Aim of the exercise —
Pick every line from the data that holds the word "LaTeX".

Excerpted data —

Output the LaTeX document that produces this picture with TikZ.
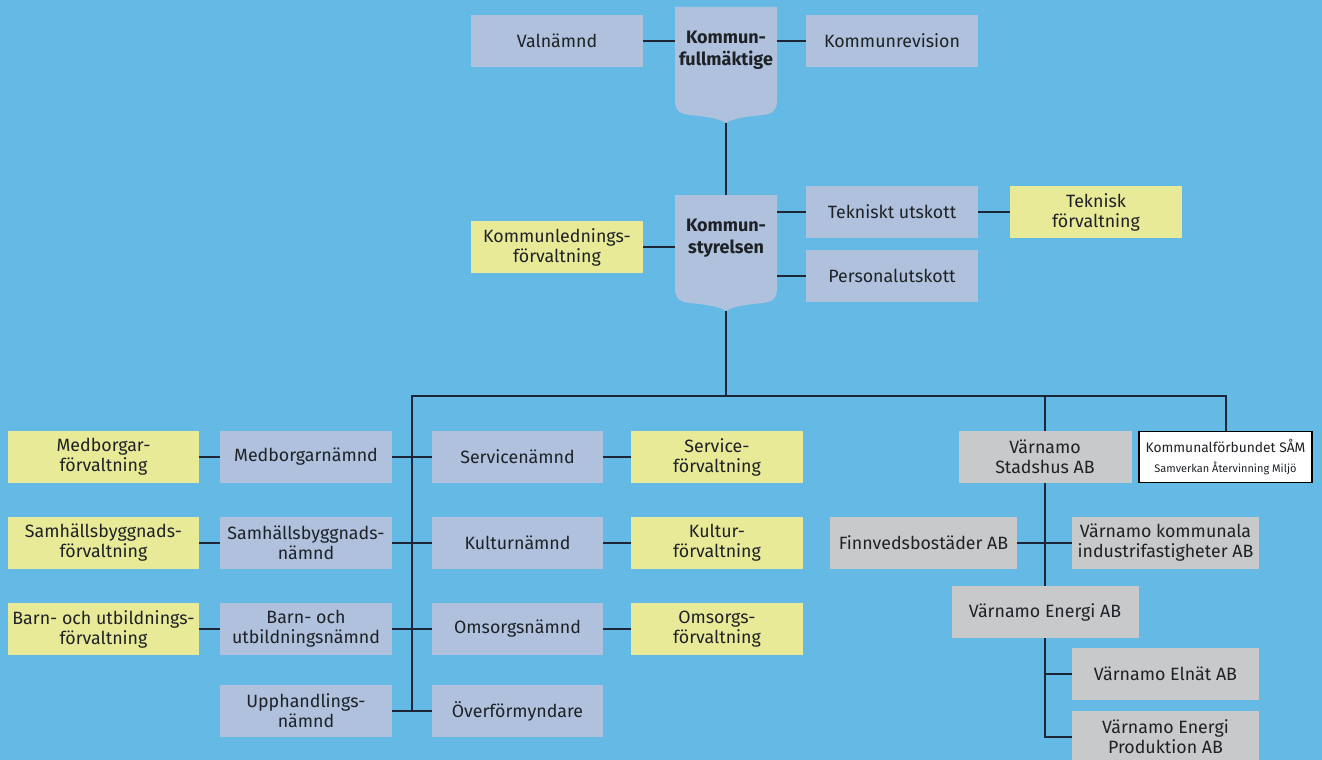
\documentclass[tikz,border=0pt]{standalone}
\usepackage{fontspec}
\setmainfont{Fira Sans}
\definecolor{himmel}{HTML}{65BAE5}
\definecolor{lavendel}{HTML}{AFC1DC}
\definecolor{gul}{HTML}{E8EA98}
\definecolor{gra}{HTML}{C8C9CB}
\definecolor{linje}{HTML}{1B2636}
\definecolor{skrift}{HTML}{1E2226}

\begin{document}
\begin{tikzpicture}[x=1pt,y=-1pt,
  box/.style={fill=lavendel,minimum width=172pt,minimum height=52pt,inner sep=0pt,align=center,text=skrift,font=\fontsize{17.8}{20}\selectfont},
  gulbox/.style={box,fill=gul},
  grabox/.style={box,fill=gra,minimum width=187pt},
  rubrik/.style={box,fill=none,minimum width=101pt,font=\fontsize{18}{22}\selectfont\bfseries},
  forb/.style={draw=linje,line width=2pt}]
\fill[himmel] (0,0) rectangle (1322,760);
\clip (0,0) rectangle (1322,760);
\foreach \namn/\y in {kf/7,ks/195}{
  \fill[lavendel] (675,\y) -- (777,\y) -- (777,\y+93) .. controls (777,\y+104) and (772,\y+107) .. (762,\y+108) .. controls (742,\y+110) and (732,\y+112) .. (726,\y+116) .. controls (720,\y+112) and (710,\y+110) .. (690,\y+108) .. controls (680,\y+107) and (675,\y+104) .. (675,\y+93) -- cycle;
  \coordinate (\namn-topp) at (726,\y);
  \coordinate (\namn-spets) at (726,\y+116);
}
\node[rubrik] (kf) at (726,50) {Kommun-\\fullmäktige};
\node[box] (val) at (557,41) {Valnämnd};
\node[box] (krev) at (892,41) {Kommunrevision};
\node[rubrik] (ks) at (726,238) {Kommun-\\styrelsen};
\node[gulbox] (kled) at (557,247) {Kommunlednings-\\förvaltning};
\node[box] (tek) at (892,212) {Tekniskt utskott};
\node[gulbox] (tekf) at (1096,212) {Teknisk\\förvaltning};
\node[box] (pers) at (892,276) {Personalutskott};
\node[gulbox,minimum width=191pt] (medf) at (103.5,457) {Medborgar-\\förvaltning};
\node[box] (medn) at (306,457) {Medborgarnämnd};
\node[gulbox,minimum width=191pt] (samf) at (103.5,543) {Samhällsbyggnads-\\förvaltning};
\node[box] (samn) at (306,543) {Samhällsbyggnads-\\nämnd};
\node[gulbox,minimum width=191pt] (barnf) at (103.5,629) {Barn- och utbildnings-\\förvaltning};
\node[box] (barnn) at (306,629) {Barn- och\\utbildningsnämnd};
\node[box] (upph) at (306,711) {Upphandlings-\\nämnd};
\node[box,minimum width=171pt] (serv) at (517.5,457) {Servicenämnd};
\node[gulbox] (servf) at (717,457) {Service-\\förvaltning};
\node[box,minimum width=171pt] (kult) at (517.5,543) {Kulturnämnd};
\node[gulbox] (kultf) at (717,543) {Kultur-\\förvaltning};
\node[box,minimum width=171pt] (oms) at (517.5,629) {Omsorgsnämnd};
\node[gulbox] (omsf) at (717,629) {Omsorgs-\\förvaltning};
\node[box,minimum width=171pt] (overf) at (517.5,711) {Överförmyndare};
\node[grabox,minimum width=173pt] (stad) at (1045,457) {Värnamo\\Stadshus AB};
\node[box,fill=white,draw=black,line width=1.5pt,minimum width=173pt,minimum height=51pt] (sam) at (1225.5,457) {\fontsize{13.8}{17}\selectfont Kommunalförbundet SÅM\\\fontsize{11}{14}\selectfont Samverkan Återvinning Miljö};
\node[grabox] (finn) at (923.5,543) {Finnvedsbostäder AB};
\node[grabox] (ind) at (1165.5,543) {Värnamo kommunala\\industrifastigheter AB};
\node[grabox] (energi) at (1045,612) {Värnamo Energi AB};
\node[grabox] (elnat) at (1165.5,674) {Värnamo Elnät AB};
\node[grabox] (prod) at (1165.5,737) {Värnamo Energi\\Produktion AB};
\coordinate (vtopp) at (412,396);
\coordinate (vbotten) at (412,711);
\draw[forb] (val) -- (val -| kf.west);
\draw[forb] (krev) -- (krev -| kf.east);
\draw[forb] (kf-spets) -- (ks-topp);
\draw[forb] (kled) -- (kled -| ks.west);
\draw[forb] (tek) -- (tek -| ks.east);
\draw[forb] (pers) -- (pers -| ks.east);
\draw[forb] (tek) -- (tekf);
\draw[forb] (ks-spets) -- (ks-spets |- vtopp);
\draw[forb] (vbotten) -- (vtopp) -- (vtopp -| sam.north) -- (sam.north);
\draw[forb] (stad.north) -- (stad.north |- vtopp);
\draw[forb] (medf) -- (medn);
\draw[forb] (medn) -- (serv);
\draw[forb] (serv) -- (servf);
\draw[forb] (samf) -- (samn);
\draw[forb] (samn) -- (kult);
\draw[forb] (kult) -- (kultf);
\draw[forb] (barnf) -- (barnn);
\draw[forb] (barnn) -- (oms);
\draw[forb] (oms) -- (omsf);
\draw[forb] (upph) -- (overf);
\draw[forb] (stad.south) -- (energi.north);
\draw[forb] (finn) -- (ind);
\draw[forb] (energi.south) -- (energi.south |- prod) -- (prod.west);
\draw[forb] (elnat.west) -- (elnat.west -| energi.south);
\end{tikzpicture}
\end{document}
* * *
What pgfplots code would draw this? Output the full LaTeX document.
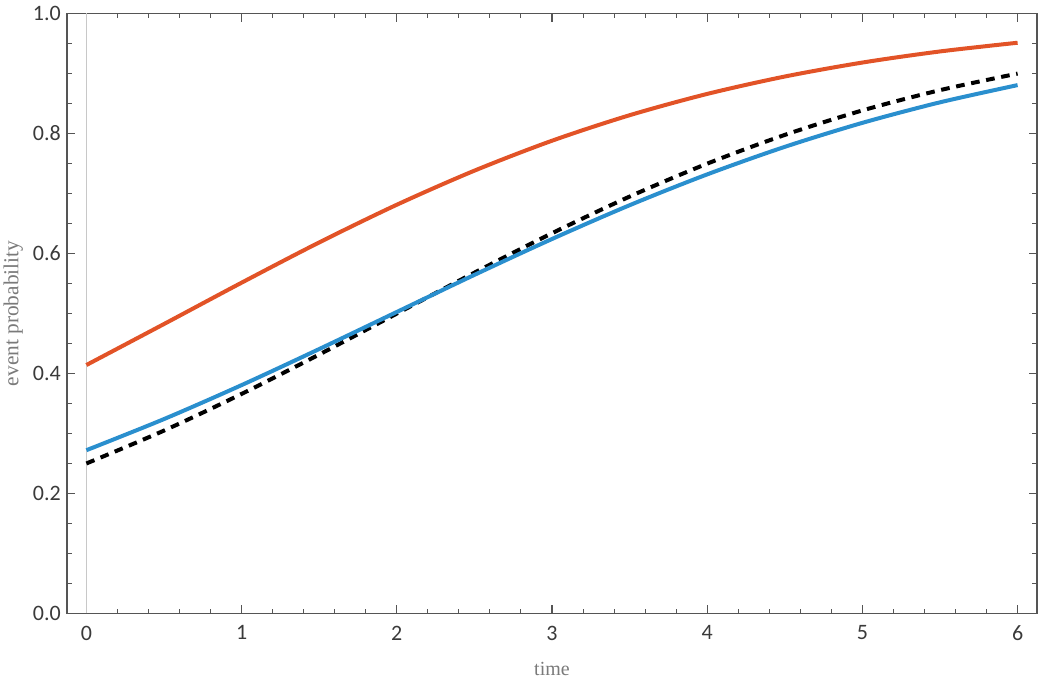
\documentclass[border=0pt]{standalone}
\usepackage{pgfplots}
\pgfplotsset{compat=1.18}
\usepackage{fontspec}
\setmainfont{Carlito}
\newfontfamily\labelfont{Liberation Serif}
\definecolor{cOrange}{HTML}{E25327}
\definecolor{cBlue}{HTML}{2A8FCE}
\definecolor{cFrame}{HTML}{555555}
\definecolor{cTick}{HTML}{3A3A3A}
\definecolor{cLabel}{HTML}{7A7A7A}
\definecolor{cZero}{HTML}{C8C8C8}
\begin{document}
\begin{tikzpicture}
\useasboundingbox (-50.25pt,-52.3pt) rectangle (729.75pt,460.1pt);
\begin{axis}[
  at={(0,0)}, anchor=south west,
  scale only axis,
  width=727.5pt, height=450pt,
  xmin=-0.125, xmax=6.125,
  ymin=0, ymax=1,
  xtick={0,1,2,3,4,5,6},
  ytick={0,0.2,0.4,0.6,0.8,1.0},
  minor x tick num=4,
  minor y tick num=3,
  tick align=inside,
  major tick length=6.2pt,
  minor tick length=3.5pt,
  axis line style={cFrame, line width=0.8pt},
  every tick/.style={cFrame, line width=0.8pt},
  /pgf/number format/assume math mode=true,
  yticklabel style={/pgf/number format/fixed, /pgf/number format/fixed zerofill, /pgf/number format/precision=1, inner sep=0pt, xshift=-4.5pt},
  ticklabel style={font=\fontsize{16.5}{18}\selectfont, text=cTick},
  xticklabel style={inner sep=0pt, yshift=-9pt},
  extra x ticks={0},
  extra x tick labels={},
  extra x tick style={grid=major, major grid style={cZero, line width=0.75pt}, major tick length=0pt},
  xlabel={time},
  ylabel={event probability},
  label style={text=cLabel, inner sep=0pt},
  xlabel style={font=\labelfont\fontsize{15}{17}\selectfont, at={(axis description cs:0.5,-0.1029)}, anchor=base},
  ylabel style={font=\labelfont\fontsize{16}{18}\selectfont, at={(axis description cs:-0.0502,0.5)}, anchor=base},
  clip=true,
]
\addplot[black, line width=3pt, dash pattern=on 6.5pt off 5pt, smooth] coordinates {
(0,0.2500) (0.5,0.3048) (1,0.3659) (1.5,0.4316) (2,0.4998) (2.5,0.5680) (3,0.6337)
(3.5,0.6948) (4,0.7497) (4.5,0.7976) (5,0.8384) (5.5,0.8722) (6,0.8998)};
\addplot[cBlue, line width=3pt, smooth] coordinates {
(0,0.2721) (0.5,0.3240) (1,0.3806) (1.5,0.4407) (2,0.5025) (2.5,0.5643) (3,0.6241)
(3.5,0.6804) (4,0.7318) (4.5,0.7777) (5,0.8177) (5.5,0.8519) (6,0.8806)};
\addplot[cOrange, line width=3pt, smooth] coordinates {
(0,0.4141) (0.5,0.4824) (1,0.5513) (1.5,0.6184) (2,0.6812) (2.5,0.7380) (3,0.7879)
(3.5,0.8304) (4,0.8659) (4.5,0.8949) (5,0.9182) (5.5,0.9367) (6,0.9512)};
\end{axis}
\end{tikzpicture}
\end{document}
* * *
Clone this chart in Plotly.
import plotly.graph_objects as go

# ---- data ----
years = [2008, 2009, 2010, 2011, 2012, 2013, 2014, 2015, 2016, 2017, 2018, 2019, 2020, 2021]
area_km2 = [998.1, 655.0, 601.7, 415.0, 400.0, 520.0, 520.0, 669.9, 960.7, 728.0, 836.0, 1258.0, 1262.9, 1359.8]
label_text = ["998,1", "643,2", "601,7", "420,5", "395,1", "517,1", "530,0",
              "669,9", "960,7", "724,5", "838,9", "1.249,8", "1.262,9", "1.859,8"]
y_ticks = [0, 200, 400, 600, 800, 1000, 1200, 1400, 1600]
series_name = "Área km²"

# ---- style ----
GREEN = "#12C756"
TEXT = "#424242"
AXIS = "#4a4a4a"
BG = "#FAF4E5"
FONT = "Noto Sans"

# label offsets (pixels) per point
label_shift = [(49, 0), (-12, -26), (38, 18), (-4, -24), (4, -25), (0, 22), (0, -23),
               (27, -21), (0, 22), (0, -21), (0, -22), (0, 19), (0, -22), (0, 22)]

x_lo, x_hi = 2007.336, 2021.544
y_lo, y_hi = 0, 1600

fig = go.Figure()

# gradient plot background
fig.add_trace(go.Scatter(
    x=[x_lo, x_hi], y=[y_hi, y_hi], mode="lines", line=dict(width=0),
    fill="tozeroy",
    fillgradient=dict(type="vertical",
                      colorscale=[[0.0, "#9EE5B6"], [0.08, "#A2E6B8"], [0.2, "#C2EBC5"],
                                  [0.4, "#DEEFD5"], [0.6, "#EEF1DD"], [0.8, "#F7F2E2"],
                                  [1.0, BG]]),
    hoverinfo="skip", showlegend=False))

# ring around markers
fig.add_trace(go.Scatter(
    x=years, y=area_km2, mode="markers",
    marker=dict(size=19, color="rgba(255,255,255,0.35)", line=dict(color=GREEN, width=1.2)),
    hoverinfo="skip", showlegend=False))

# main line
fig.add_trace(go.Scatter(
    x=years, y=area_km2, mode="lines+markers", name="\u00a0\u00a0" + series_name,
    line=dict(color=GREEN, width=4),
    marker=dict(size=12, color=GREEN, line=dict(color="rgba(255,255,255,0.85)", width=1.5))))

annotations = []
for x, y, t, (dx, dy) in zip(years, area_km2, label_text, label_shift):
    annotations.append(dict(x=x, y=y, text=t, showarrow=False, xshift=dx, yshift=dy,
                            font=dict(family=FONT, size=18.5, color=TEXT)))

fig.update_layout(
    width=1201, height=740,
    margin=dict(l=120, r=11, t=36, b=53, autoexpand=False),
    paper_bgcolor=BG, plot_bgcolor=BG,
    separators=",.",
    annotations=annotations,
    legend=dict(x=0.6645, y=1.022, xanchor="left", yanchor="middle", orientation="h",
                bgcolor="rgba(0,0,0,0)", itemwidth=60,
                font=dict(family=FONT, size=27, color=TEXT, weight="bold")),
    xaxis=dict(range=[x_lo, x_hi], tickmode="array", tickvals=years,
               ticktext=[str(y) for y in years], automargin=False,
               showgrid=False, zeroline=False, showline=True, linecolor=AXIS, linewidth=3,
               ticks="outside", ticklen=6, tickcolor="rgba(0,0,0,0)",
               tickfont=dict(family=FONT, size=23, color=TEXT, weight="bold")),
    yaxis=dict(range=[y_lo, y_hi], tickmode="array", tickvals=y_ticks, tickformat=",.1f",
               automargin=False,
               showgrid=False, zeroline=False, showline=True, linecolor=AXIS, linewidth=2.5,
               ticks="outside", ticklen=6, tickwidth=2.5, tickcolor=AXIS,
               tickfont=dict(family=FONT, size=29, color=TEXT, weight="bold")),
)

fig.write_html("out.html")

Expected answer —
Output the LaTeX document that produces this picture with TikZ.
What pgfplots code would draw this? Output the full LaTeX document.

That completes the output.